I run my code on a node with 8 GPUs. I have several observations below.
- num_worker = 32 for both training loader and testing loader. In first epoch, it’s fine during training, but the error occurs during testing after the epoch.
- num_worker = 64 for both training loader and testing loader. Got the same results as (1).
- 64 and 8 for training loader and testing loader respectively. First epoch is fine, but the error occurs in the training of next epoch.
- 32 and 8 for training loader and testing loader respectively. Got the same results as (3).
- num_worker = 16 for both training loader and testing loader. Everything is fine.
- cat /proc/sys/kernel/pid_max: 32768;
- memory usage is shown below with num_worker = 32 for both training loader and testing loader.
This is my traceback:
Traceback (most recent call last):
File "train.py", line 225, in <module>
File "train.py", line 164, in train
acc = self.evaluate(epoch)
File "train.py", line 198, in evaluate
for idx, (img, label) in enumerate(self.loader_test):
File "/opt/conda/lib/python3.7/site-packages/torch/utils/data/dataloader.py", line 819, in __iter__
File "/opt/conda/lib/python3.7/site-packages/torch/utils/data/dataloader.py", line 560, in __init__
File "/opt/conda/lib/python3.7/multiprocessing/process.py", line 112, in start
self._popen = self._Popen(self)
File "/opt/conda/lib/python3.7/multiprocessing/context.py", line 223, in _Popen
File "/opt/conda/lib/python3.7/multiprocessing/context.py", line 277, in _Popen
File "/opt/conda/lib/python3.7/multiprocessing/popen_fork.py", line 20, in __init__
File "/opt/conda/lib/python3.7/multiprocessing/popen_fork.py", line 70, in _launch
self.pid = os.fork()
OSError: [Errno 12] Cannot allocate memory
What’s the possible causes?
num_worker to 0 for both loaders (test and train") and see how that goes and if you see the error again.
The error doesn’t occur when num_worker = 0, but the time consuming of IO is extremely high. it’s not an option.
Whats your batchsize and input size?
batchsize:256 input size:224*224
knowing that smaller batches run just fine it shows that you just run out of memory!

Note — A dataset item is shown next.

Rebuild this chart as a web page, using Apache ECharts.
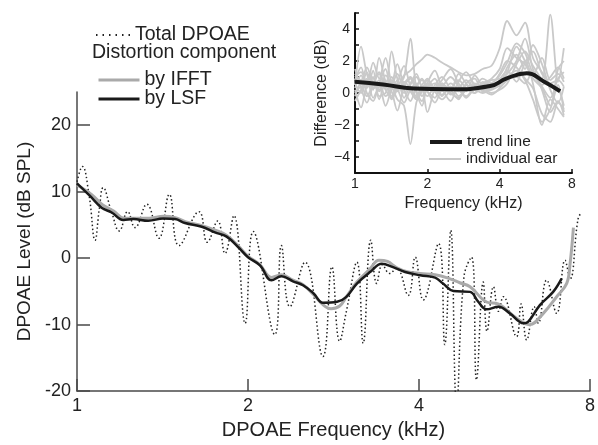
<!DOCTYPE html>
<html><head><meta charset="utf-8">
<script src="https://cdn.jsdelivr.net/npm/echarts@6/dist/echarts.min.js"></script>
<style>html,body{margin:0;padding:0;background:#fff}#c{width:598px;height:445px}</style>
</head><body><div id="c"></div>
<script>
// ---- main panel data ----
const totalF = [1.00,1.022,1.05,1.076,1.095,1.112,1.15,1.187,1.228,1.265,1.327,1.394,1.454,1.512,1.64,1.696,1.769,1.822,1.889,1.977,2.043,2.23,2.29,2.37,2.52,2.71,2.81,2.90,2.98,3.11,3.19,3.29,3.37,3.45,3.55,3.65,3.83,3.94,4.07,4.33,4.44,4.55,4.66,4.80,4.95,5.05,5.19,5.27,5.41,5.52,5.63,5.94,6.05,6.19,6.38,6.49,6.71,6.99,7.23,7.38,7.63,7.75];
const totalV = [11.5,13.8,9.5,2.7,7.5,10.6,7.0,4.1,7.0,4.6,8.1,3.0,9.6,1.9,7.0,2.4,5.6,0.7,6.4,-9.8,4.0,-11.5,1.9,-7.3,-0.6,-14.8,-1.3,-12.5,-8.0,-0.6,-12.8,2.7,-3.8,-1.0,-2.3,-1.5,-5.6,0.15,-6.3,2.2,-13.0,4.2,-22,-2.8,0.15,-18.3,-3.6,-11.0,-4.3,-8.0,-5.8,-11.8,-6.9,-12.3,-7.3,-9.8,-3.3,-8.3,-0.3,-3.1,6.1,6.8];
const ifftF = [1.0,1.06,1.11,1.16,1.21,1.26,1.34,1.42,1.49,1.55,1.66,1.75,1.83,1.92,2.0,2.10,2.20,2.29,2.40,2.50,2.61,2.71,2.80,2.90,2.98,3.11,3.28,3.40,3.52,3.65,3.80,4.02,4.27,4.50,4.72,4.92,5.26,5.52,5.94,6.26,6.62,6.99,7.28,7.38,7.48];
const ifftV = [11.0,9.6,8.0,7.1,6.0,6.0,6.0,6.3,6.1,5.5,4.9,4.2,3.5,1.9,0.3,-1.0,-2.9,-2.5,-3.3,-4.0,-5.5,-7.0,-7.6,-7.2,-5.8,-3.6,-1.6,-0.3,-0.5,-1.4,-2.0,-2.3,-2.5,-3.0,-3.7,-4.3,-6.6,-6.9,-9.05,-10.0,-8.3,-5.8,-3.8,-0.8,4.6];
const lsfF = [1.0,1.054,1.105,1.151,1.206,1.256,1.335,1.419,1.488,1.549,1.658,1.749,1.834,1.923,2.0,2.10,2.20,2.29,2.40,2.50,2.61,2.71,2.87,2.98,3.11,3.28,3.44,3.60,3.78,4.02,4.27,4.41,4.60,4.92,5.08,5.26,5.52,5.78,6.11,6.23,6.53,6.89,7.13];
const lsfV = [11.25,9.36,7.6,6.87,5.73,5.88,5.63,5.97,5.88,5.28,4.73,3.88,3.24,1.64,0.15,-1.09,-3.33,-2.73,-3.48,-4.07,-5.31,-6.71,-6.57,-5.82,-3.82,-2.09,-0.84,-1.34,-2.09,-2.58,-2.93,-3.82,-4.93,-5.07,-6.5,-7.70,-7.31,-8.30,-9.79,-9.55,-7.06,-5.07,-3.07];
const mainXTicks = [1,2,4,8];
const mainYTicks = [-20,-10,0,10,20];

// ---- inset data ----
const trendF = [1.0,1.31,1.75,2.49,3.65,4.28,5.19,6.08,7.14];
const trendV = [0.7,0.53,0.28,0.23,0.44,0.91,1.23,0.74,0.11];
const earF = [1.0,1.06,1.12,1.19,1.26,1.34,1.42,1.5,1.6,1.7,1.8,1.9,2.0,2.15,2.3,2.5,2.7,2.9,3.15,3.4,3.7,4.0,4.3,4.7,5.1,5.5,6.0,6.5,7.0,7.4];
const ear1 = [0.5,2.9,1.2,0.3,0.8,0.2,-0.3,0.4,1.0,3.4,0.2,-0.5,0.3,0.6,-0.2,0.4,0.1,0.5,0.2,0.6,0.9,1.5,2.8,2.2,1.8,0.9,0.3,-0.8,1.5,2.0];
const ear2 = [1.2,0.8,1.6,0.6,0.2,1.1,0.5,-0.4,-0.8,-3.2,-0.6,0.1,0.8,0.2,0.6,0.0,-0.3,0.2,0.5,0.3,0.4,0.8,1.2,2.0,3.4,1.5,0.2,-1.2,-0.5,-1.4];
const ear3 = [0.0,0.4,-0.2,0.6,1.2,0.3,0.8,0.5,1.1,1.4,1.8,2.1,2.4,2.2,1.9,1.6,1.3,1.1,1.2,1.5,1.7,2.8,4.5,3.6,4.4,2.2,1.3,0.6,0.8,0.4];
const ear4 = [0.8,1.6,0.4,1.9,0.9,2.2,0.6,0.1,0.7,0.3,-0.2,0.5,0.9,0.1,-0.4,0.2,0.8,0.3,0.0,0.4,0.6,1.1,1.9,3.1,2.5,1.2,0.4,-0.3,0.9,1.3];
const ear5 = [-0.5,0.2,0.9,-0.3,0.4,-0.8,0.3,1.2,0.2,-0.5,0.4,0.9,0.1,-0.6,0.3,1.0,0.4,-0.3,0.2,0.0,0.3,0.6,1.0,1.4,0.8,-0.4,-1.8,-1.0,0.5,-1.2];
const ear6 = [1.5,0.3,-0.6,0.5,1.3,0.4,2.6,0.9,0.0,0.6,1.2,0.3,-0.2,0.5,1.0,0.2,-0.4,0.6,0.9,0.1,0.2,0.5,1.6,2.4,1.5,3.0,1.8,0.2,-0.6,0.4];
const ear7 = [0.2,-0.9,0.5,1.0,-0.4,0.6,0.1,-1.1,0.4,0.9,0.0,-0.8,0.6,1.4,0.3,-0.5,0.7,1.3,0.5,0.2,-0.1,0.3,0.8,1.2,2.0,0.6,-2.0,-0.4,-1.0,-1.5];
const ear8 = [0.9,0.5,1.3,0.2,2.2,0.7,-0.2,0.6,1.7,0.4,-0.3,0.2,-1.2,0.3,0.8,1.5,0.6,0.1,1.1,0.4,0.0,0.2,0.6,1.8,2.6,1.7,0.9,4.9,0.7,2.8];
const ear9 = [0.3,1.1,0.0,-0.5,0.6,1.5,0.2,0.8,-0.3,0.5,1.0,0.4,0.1,-0.3,0.5,0.2,1.2,0.6,0.0,0.7,0.5,0.4,0.9,1.0,0.6,1.4,0.5,1.0,1.6,0.9];
const ear10 = [-0.2,0.6,0.3,1.4,-0.2,0.0,1.0,0.3,-0.6,0.2,0.6,-0.2,0.4,0.9,0.1,0.6,0.2,-0.2,0.4,0.9,0.6,1.2,2.0,1.6,0.9,0.3,-1.3,-1.8,-0.6,-1.0];
const ear11 = [0.6,0.0,0.8,0.3,0.5,-0.2,0.4,1.8,0.5,0.1,-0.4,0.3,0.6,0.2,-0.1,0.4,-0.2,0.3,0.6,0.2,0.3,0.7,1.3,2.9,2.0,1.1,2.2,0.8,1.2,0.7];
const ear12 = [1.0,1.3,0.7,0.9,0.1,0.8,-0.4,0.2,0.6,1.0,0.5,0.8,0.3,0.1,0.6,-0.1,0.3,0.8,0.2,0.5,0.8,0.9,1.4,0.7,1.9,2.6,1.2,0.5,0.3,-0.8];
const ears = [ear1,ear2,ear3,ear4,ear5,ear6,ear7,ear8,ear9,ear10,ear11,ear12];
const insetXTicks = [1,2,4,8];

const zip = (a,b) => a.map((x,i)=>[x,b[i]]);
const FONT = 'Liberation Sans, Arial, sans-serif';
const AX = '#4a4a4a';

const earSeries = ears.map(e => ({
  name:'individual ear', type:'line', xAxisIndex:1, yAxisIndex:1, data: zip(earF,e),
  symbol:'none', smooth:0.3, lineStyle:{color:'#c9c9c9', width:1.8}, itemStyle:{color:'#c9c9c9'}, z:2, silent:true
}));

const noSym = {opacity:0, borderWidth:0};
const legText = (fs, lh) => ({fontSize:fs, color:'#222', fontFamily:FONT, lineHeight:lh});

const option = {
  animation:false,
  backgroundColor:'#fff',
  textStyle:{fontFamily:FONT},
  grid:[
    {left:77, right:8, top:92, bottom:53},
    {left:355, right:26, top:13, bottom:272}
  ],
  xAxis:[
    {type:'log', logBase:2, min:1, max:8, gridIndex:0,
     name:'DPOAE Frequency (kHz)', nameLocation:'middle', nameGap:28,
     nameTextStyle:{fontSize:20, color:'#222', fontFamily:FONT},
     axisLine:{onZero:false, lineStyle:{color:AX, width:1.5}},
     axisTick:{inside:true, length:12, lineStyle:{color:AX, width:1.5}},
     minorTick:{show:false}, splitLine:{show:false},
     axisLabel:{fontSize:18, color:'#222', margin:6, formatter:v=>String(v)}},
    {type:'log', logBase:2, min:1, max:8, gridIndex:1,
     name:'Frequency (kHz)', nameLocation:'middle', nameGap:23,
     nameTextStyle:{fontSize:16, color:'#222', fontFamily:FONT},
     axisLine:{onZero:false, lineStyle:{color:'#111', width:2}},
     axisTick:{inside:true, length:4, lineStyle:{color:'#111', width:1.5}},
     splitLine:{show:false},
     axisLabel:{fontSize:14, color:'#222', margin:4, formatter:v=>String(v)}}
  ],
  yAxis:[
    {type:'value', min:-20, max:25, interval:10, gridIndex:0,
     name:'DPOAE Level (dB SPL)', nameLocation:'middle', nameGap:43,
     nameTextStyle:{fontSize:19, color:'#222', fontFamily:FONT},
     axisLine:{show:true, onZero:false, lineStyle:{color:AX, width:1.5}},
     axisTick:{show:true, inside:true, length:13, customValues:mainYTicks, lineStyle:{color:AX, width:1.5}},
     splitLine:{show:false},
     axisLabel:{fontSize:18, color:'#222', margin:6, customValues:mainYTicks, formatter:v=>String(v)}},
    {type:'value', min:-5, max:5, interval:1, gridIndex:1,
     name:'Difference (dB)', nameLocation:'middle', nameGap:25,
     nameTextStyle:{fontSize:16, color:'#222', fontFamily:FONT},
     axisLine:{show:true, onZero:false, lineStyle:{color:'#111', width:2}},
     axisTick:{show:true, inside:true, length:4, lineStyle:{color:'#111', width:1.5}},
     splitLine:{show:false},
     axisLabel:{fontSize:14, color:'#222', margin:5,
       formatter:v=> (Math.round(v)%2===0 && Math.abs(v)<5) ? (v<0 ? '\u2212'+(-v) : String(v)) : ''}}
  ],
  legend:[
    {data:['Total DPOAE'], left:90, top:20, itemWidth:34, itemHeight:14, itemGap:6, itemStyle:noSym,
     lineStyle:{width:2, type:[1.5,5]},
     textStyle:legText(19.5,20), selectedMode:false},
    {data:['by IFFT'], left:92, top:65, itemWidth:41, itemHeight:12, itemStyle:noSym,
     lineStyle:{width:3},
     textStyle:legText(19.5,17), selectedMode:false},
    {data:['by LSF'], left:92, top:84, itemWidth:41, itemHeight:12, itemStyle:noSym,
     lineStyle:{width:3},
     textStyle:legText(19.5,17), selectedMode:false},
    {data:['trend line'], left:423, top:129, itemWidth:32, itemHeight:10, itemGap:1, itemStyle:noSym,
     lineStyle:{width:4},
     textStyle:legText(15.5,16), selectedMode:false},
    {data:['individual ear'], left:423, top:146, itemWidth:32, itemHeight:10, itemGap:1, itemStyle:noSym,
     lineStyle:{width:2},
     textStyle:legText(15.5,16), selectedMode:false}
  ],
  graphic:[
    {type:'text', left:92, top:43, style:{text:'Distortion component', fontSize:19.5, fill:'#222', fontFamily:FONT}}
  ],
  series:[
    {name:'Total DPOAE', type:'line', xAxisIndex:0, yAxisIndex:0, data:zip(totalF,totalV),
     symbol:'none', smooth:0.45, clip:true,
     lineStyle:{color:'#222', width:1.5, type:[1.5,2.5]}, itemStyle:{color:'#222'}, z:2},
    {name:'by IFFT', type:'line', xAxisIndex:0, yAxisIndex:0, data:zip(ifftF,ifftV),
     symbol:'none', smooth:0.4, lineStyle:{color:'#aaaaaa', width:3}, itemStyle:{color:'#aaaaaa'}, z:3},
    {name:'by LSF', type:'line', xAxisIndex:0, yAxisIndex:0, data:zip(lsfF,lsfV),
     symbol:'none', smooth:0.4, lineStyle:{color:'#1a1a1a', width:2.5}, itemStyle:{color:'#1a1a1a'}, z:4},
    ...earSeries,
    {name:'trend line', type:'line', xAxisIndex:1, yAxisIndex:1, data:zip(trendF,trendV),
     symbol:'none', smooth:0.5, lineStyle:{color:'#1a1a1a', width:4}, itemStyle:{color:'#1a1a1a'}, z:5}
  ]
};
const chart = echarts.init(document.getElementById('c'), null, {renderer:'canvas'});
chart.setOption(option);
</script></body></html>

what is your model? how many parameters does it have?
you can calculate the amount of memory used by your model and just multiply that by the threads .
for example for the input you have :
256x(224x224x3) x 4 / 1024^2 = 147MB
assuming you are using
float32. So 32 threads each reading 256 images, will take 4,704 MB. and this is only the input batch, you need to calculate how much memory your model takes and take that into account as well.
if you want you can use torchstat and get such info and then choose the best course of action.
also recall that in training phase the memory usage is 2~3 times more than what you calculate for your number of parameters since you need to take into account the gradients and optimizes states as well.
How large is your shared memory?
Thank you for your reply,
The share memory limits are extremely large. I feel like it’s very strange. I run my code in an AI platform, and the outputs of
ipcs -lm before and after logging to a node are the same. I’m not familiar with the use of the platform.
Is this information about shared memory accurate?
Can you see anything meaningful in it?
Thank your for your analysis,
From my perspective, given the error occurs in Dataloader, it’s not related to the size of model. It’s a matter of CPU memory instead of GPU memory. And the information of memory usage shows that memory is adequate.
Have I got it wrong?
If I recall correctly, the data is first cached in your system RAM, and then when your model signals for new data, it is transferred to the GPU memory and there you go.
I guess either this is the case, or you have memory leak. if its memory leak, you should be able to tell by monitoring the memory usage during a time frame in your training.
I once faced memory leak, during long training session, memory was exhausted and ultimately I’d get a out of memory error!
i think Starting by checking the vmsize of the process that failed to fork, at the time of the fork attempt, and then compare to the amount of free memory (physical and swap) as it relates to the overcommit policy (plug the numbers in.)